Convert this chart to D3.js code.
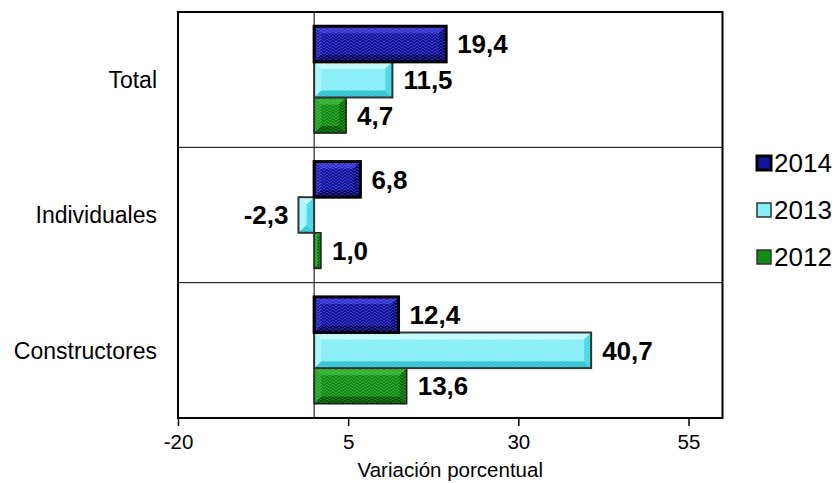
<!DOCTYPE html>
<html>
<head>
<meta charset="utf-8">
<script src="https://cdn.jsdelivr.net/npm/d3@7"></script>
<style>
  body { margin: 0; background: #fff; }
  svg { display: block; }
  text { font-family: "Liberation Sans", Arial, sans-serif; fill: #000; }
</style>
</head>
<body>
<svg id="chart" width="839" height="483"></svg>
<script>
// Variación porcentual por tipo de comprador
const categories = ["Total", "Individuales", "Constructores"];
const years = ["2014", "2013", "2012"];
const values2014 = [19.4, 6.8, 12.4];
const values2013 = [11.5, -2.3, 40.7];
const values2012 = [4.7, 1.0, 13.6];
const xTicks = [-20, 5, 30, 55];
const xDomain = [-20, 60];
const xTitle = "Variación porcentual";

const valuesByYear = { "2014": values2014, "2013": values2013, "2012": values2012 };

// Bevelled fill colours per series
const looks = {
  "2014": { base: "#1414a2", top: "#3232d0", bottom: "#05056a", left: "#2424bc", right: "#0a0a84", stroke: "#000", sw: 3 },
  "2013": { base: "#86eef8", top: "#c0fafe", bottom: "#30c4d4", left: "#a6f6fc", right: "#46d6e4", stroke: "#333", sw: 2 },
  "2012": { base: "#128c12", top: "#2cb02c", bottom: "#005800", left: "#22a222", right: "#067006", stroke: "#1e1e1e", sw: 1.5 }
};

const locale = d3.formatLocale({ decimal: ",", thousands: ".", grouping: [3], currency: ["", "€"], minus: "-" });
const fmtValue = locale.format(".1f");
const fmtTick = locale.format("d");

const width = 839, height = 483;
const margin = { top: 12, right: 116.5, bottom: 65, left: 178 };
const svg = d3.select("#chart");

const x = d3.scaleLinear().domain(xDomain).range([margin.left, width - margin.right]);
const y0 = d3.scaleBand().domain(categories).range([margin.top, height - margin.bottom]).padding(0);
const y1 = d3.scaleBand().domain(years).range([0, y0.bandwidth()]).paddingInner(0).paddingOuter(0.4);

// subtle woven texture over the bars
const defs = svg.append("defs");
const pat = defs.append("pattern").attr("id", "weave")
  .attr("width", 6).attr("height", 6).attr("patternUnits", "userSpaceOnUse");
pat.append("path").attr("d", "M0,3 L3,0 L6,3 M0,6 L3,3 L6,6")
  .attr("fill", "none").attr("stroke", "#fff").attr("stroke-opacity", 0.18).attr("stroke-width", 1);

const plotL = x.range()[0], plotR = x.range()[1];
const plotT = y0.range()[0], plotB = y0.range()[1];

// category separators
svg.append("g").selectAll("line").data(categories.slice(1)).join("line")
  .attr("x1", plotL).attr("x2", plotR)
  .attr("y1", d => y0(d)).attr("y2", d => y0(d))
  .attr("stroke", "#000").attr("stroke-width", 1);

// zero line
svg.append("line")
  .attr("x1", x(0)).attr("x2", x(0)).attr("y1", plotT).attr("y2", plotB)
  .attr("stroke", "#000").attr("stroke-width", 1);

// bars (2012 first so 2014 sits on top)
const bars = [];
years.slice().reverse().forEach(yr => {
  categories.forEach((cat, i) => {
    bars.push({ year: yr, cat, value: valuesByYear[yr][i] });
  });
});

const barG = svg.append("g");
bars.forEach(d => {
  const lk = looks[d.year];
  const xa = x(Math.min(0, d.value)), xb = x(Math.max(0, d.value));
  const ya = y0(d.cat) + y1(d.year), yb = ya + y1.bandwidth();
  const w = xb - xa, h = yb - ya;
  const b = Math.min(7, h * 0.22, w / 2);
  const g = barG.append("g");
  g.append("rect").attr("x", xa).attr("y", ya).attr("width", w).attr("height", h).attr("fill", lk.base);
  const facets = [
    { pts: [[xa, ya], [xb, ya], [xb - b, ya + b], [xa + b, ya + b]], c: lk.top },
    { pts: [[xa, yb], [xb, yb], [xb - b, yb - b], [xa + b, yb - b]], c: lk.bottom },
    { pts: [[xa, ya], [xa + b, ya + b], [xa + b, yb - b], [xa, yb]], c: lk.left },
    { pts: [[xb, ya], [xb - b, ya + b], [xb - b, yb - b], [xb, yb]], c: lk.right }
  ];
  facets.forEach(f => {
    g.append("polygon").attr("points", f.pts.map(p => p.join(",")).join(" ")).attr("fill", f.c);
  });
  g.append("rect").attr("x", xa).attr("y", ya).attr("width", w).attr("height", h).attr("fill", "url(#weave)");
  g.append("rect").attr("x", xa).attr("y", ya).attr("width", w).attr("height", h)
    .attr("fill", "none").attr("stroke", lk.stroke).attr("stroke-width", lk.sw);
});

// value labels
svg.append("g").selectAll("text").data(bars).join("text")
  .attr("x", d => d.value >= 0 ? x(d.value) + 11 : x(d.value) - 10)
  .attr("y", d => y0(d.cat) + y1(d.year) + y1.bandwidth() / 2)
  .attr("dy", "0.36em")
  .attr("text-anchor", d => d.value >= 0 ? "start" : "end")
  .style("font-size", "26px").style("font-weight", "bold")
  .text(d => fmtValue(d.value));

// frame
svg.append("rect")
  .attr("x", plotL).attr("y", plotT).attr("width", plotR - plotL).attr("height", plotB - plotT)
  .attr("fill", "none").attr("stroke", "#000").attr("stroke-width", 2);

// x axis
const axis = svg.append("g").attr("transform", `translate(0,${plotB})`)
  .call(d3.axisBottom(x).tickValues(xTicks).tickSize(8).tickPadding(8).tickFormat(fmtTick));
axis.select(".domain").remove();
axis.selectAll(".tick line").attr("stroke", "#000").attr("stroke-width", 1.5);
axis.selectAll(".tick text").style("font-size", "20.5px").style("font-family", "'Liberation Sans', Arial, sans-serif").attr("fill", "#000");

svg.append("text")
  .attr("x", (plotL + plotR) / 2).attr("y", 476.5)
  .attr("text-anchor", "middle").style("font-size", "20.5px")
  .text(xTitle);

// category labels
svg.append("g").selectAll("text").data(categories).join("text")
  .attr("x", plotL - 21)
  .attr("y", d => y0(d) + y0.bandwidth() / 2)
  .attr("dy", "0.36em").attr("text-anchor", "end")
  .style("font-size", "23px")
  .text(d => d);

// legend
const legend = svg.append("g").selectAll("g").data(years).join("g")
  .attr("transform", (d, i) => `translate(757,${163 + i * 47})`);
legend.append("rect")
  .attr("x", 0).attr("y", -7).attr("width", 14).attr("height", 14)
  .attr("fill", d => looks[d].base)
  .attr("stroke", d => d === "2014" ? "#000" : "#333")
  .attr("stroke-width", d => d === "2014" ? 3 : 1.5);
legend.append("text")
  .attr("x", 17).attr("dy", "0.36em")
  .style("font-size", "26px")
  .text(d => d);
</script>
</body>
</html>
===
= What needs to be done =
The material above holds pictures; copy everything else in it exactly.

= Final result =
Convert this chart to D3.js code.
<!DOCTYPE html>
<html>
<head>
<meta charset="utf-8">
<script src="https://cdn.jsdelivr.net/npm/d3@7"></script>
<style>
  body { margin: 0; background: #fff; }
  svg { display: block; }
  text { font-family: "Liberation Sans", Arial, sans-serif; fill: #000; }
</style>
</head>
<body>
<svg id="chart" width="839" height="483"></svg>
<script>
// Variación porcentual por tipo de comprador
const categories = ["Total", "Individuales", "Constructores"];
const years = ["2014", "2013", "2012"];
const values2014 = [19.4, 6.8, 12.4];
const values2013 = [11.5, -2.3, 40.7];
const values2012 = [4.7, 1.0, 13.6];
const xTicks = [-20, 5, 30, 55];
const xDomain = [-20, 60];
const xTitle = "Variación porcentual";

const valuesByYear = { "2014": values2014, "2013": values2013, "2012": values2012 };

// Bevelled fill colours per series
const looks = {
  "2014": { base: "#1414a2", top: "#3232d0", bottom: "#05056a", left: "#2424bc", right: "#0a0a84", stroke: "#000", sw: 3 },
  "2013": { base: "#86eef8", top: "#c0fafe", bottom: "#30c4d4", left: "#a6f6fc", right: "#46d6e4", stroke: "#333", sw: 2 },
  "2012": { base: "#128c12", top: "#2cb02c", bottom: "#005800", left: "#22a222", right: "#067006", stroke: "#1e1e1e", sw: 1.5 }
};

const locale = d3.formatLocale({ decimal: ",", thousands: ".", grouping: [3], currency: ["", "€"], minus: "-" });
const fmtValue = locale.format(".1f");
const fmtTick = locale.format("d");

const width = 839, height = 483;
const margin = { top: 12, right: 116.5, bottom: 65, left: 178 };
const svg = d3.select("#chart");

const x = d3.scaleLinear().domain(xDomain).range([margin.left, width - margin.right]);
const y0 = d3.scaleBand().domain(categories).range([margin.top, height - margin.bottom]).padding(0);
const y1 = d3.scaleBand().domain(years).range([0, y0.bandwidth()]).paddingInner(0).paddingOuter(0.4);

// subtle woven texture over the bars
const defs = svg.append("defs");
const pat = defs.append("pattern").attr("id", "weave")
  .attr("width", 6).attr("height", 6).attr("patternUnits", "userSpaceOnUse");
pat.append("path").attr("d", "M0,3 L3,0 L6,3 M0,6 L3,3 L6,6")
  .attr("fill", "none").attr("stroke", "#fff").attr("stroke-opacity", 0.18).attr("stroke-width", 1);

const plotL = x.range()[0], plotR = x.range()[1];
const plotT = y0.range()[0], plotB = y0.range()[1];

// category separators
svg.append("g").selectAll("line").data(categories.slice(1)).join("line")
  .attr("x1", plotL).attr("x2", plotR)
  .attr("y1", d => y0(d)).attr("y2", d => y0(d))
  .attr("stroke", "#000").attr("stroke-width", 1);

// zero line
svg.append("line")
  .attr("x1", x(0)).attr("x2", x(0)).attr("y1", plotT).attr("y2", plotB)
  .attr("stroke", "#000").attr("stroke-width", 1);

// bars (2012 first so 2014 sits on top)
const bars = [];
years.slice().reverse().forEach(yr => {
  categories.forEach((cat, i) => {
    bars.push({ year: yr, cat, value: valuesByYear[yr][i] });
  });
});

const barG = svg.append("g");
bars.forEach(d => {
  const lk = looks[d.year];
  const xa = x(Math.min(0, d.value)), xb = x(Math.max(0, d.value));
  const ya = y0(d.cat) + y1(d.year), yb = ya + y1.bandwidth();
  const w = xb - xa, h = yb - ya;
  const b = Math.min(7, h * 0.22, w / 2);
  const g = barG.append("g");
  g.append("rect").attr("x", xa).attr("y", ya).attr("width", w).attr("height", h).attr("fill", lk.base);
  const facets = [
    { pts: [[xa, ya], [xb, ya], [xb - b, ya + b], [xa + b, ya + b]], c: lk.top },
    { pts: [[xa, yb], [xb, yb], [xb - b, yb - b], [xa + b, yb - b]], c: lk.bottom },
    { pts: [[xa, ya], [xa + b, ya + b], [xa + b, yb - b], [xa, yb]], c: lk.left },
    { pts: [[xb, ya], [xb - b, ya + b], [xb - b, yb - b], [xb, yb]], c: lk.right }
  ];
  facets.forEach(f => {
    g.append("polygon").attr("points", f.pts.map(p => p.join(",")).join(" ")).attr("fill", f.c);
  });
  g.append("rect").attr("x", xa).attr("y", ya).attr("width", w).attr("height", h).attr("fill", "url(#weave)");
  g.append("rect").attr("x", xa).attr("y", ya).attr("width", w).attr("height", h)
    .attr("fill", "none").attr("stroke", lk.stroke).attr("stroke-width", lk.sw);
});

// value labels
svg.append("g").selectAll("text").data(bars).join("text")
  .attr("x", d => d.value >= 0 ? x(d.value) + 11 : x(d.value) - 10)
  .attr("y", d => y0(d.cat) + y1(d.year) + y1.bandwidth() / 2)
  .attr("dy", "0.36em")
  .attr("text-anchor", d => d.value >= 0 ? "start" : "end")
  .style("font-size", "26px").style("font-weight", "bold")
  .text(d => fmtValue(d.value));

// frame
svg.append("rect")
  .attr("x", plotL).attr("y", plotT).attr("width", plotR - plotL).attr("height", plotB - plotT)
  .attr("fill", "none").attr("stroke", "#000").attr("stroke-width", 2);

// x axis
const axis = svg.append("g").attr("transform", `translate(0,${plotB})`)
  .call(d3.axisBottom(x).tickValues(xTicks).tickSize(8).tickPadding(8).tickFormat(fmtTick));
axis.select(".domain").remove();
axis.selectAll(".tick line").attr("stroke", "#000").attr("stroke-width", 1.5);
axis.selectAll(".tick text").style("font-size", "20.5px").style("font-family", "'Liberation Sans', Arial, sans-serif").attr("fill", "#000");

svg.append("text")
  .attr("x", (plotL + plotR) / 2).attr("y", 476.5)
  .attr("text-anchor", "middle").style("font-size", "20.5px")
  .text(xTitle);

// category labels
svg.append("g").selectAll("text").data(categories).join("text")
  .attr("x", plotL - 21)
  .attr("y", d => y0(d) + y0.bandwidth() / 2)
  .attr("dy", "0.36em").attr("text-anchor", "end")
  .style("font-size", "23px")
  .text(d => d);

// legend
const legend = svg.append("g").selectAll("g").data(years).join("g")
  .attr("transform", (d, i) => `translate(757,${163 + i * 47})`);
legend.append("rect")
  .attr("x", 0).attr("y", -7).attr("width", 14).attr("height", 14)
  .attr("fill", d => looks[d].base)
  .attr("stroke", d => d === "2014" ? "#000" : "#333")
  .attr("stroke-width", d => d === "2014" ? 3 : 1.5);
legend.append("text")
  .attr("x", 17).attr("dy", "0.36em")
  .style("font-size", "26px")
  .text(d => d);
</script>
</body>
</html>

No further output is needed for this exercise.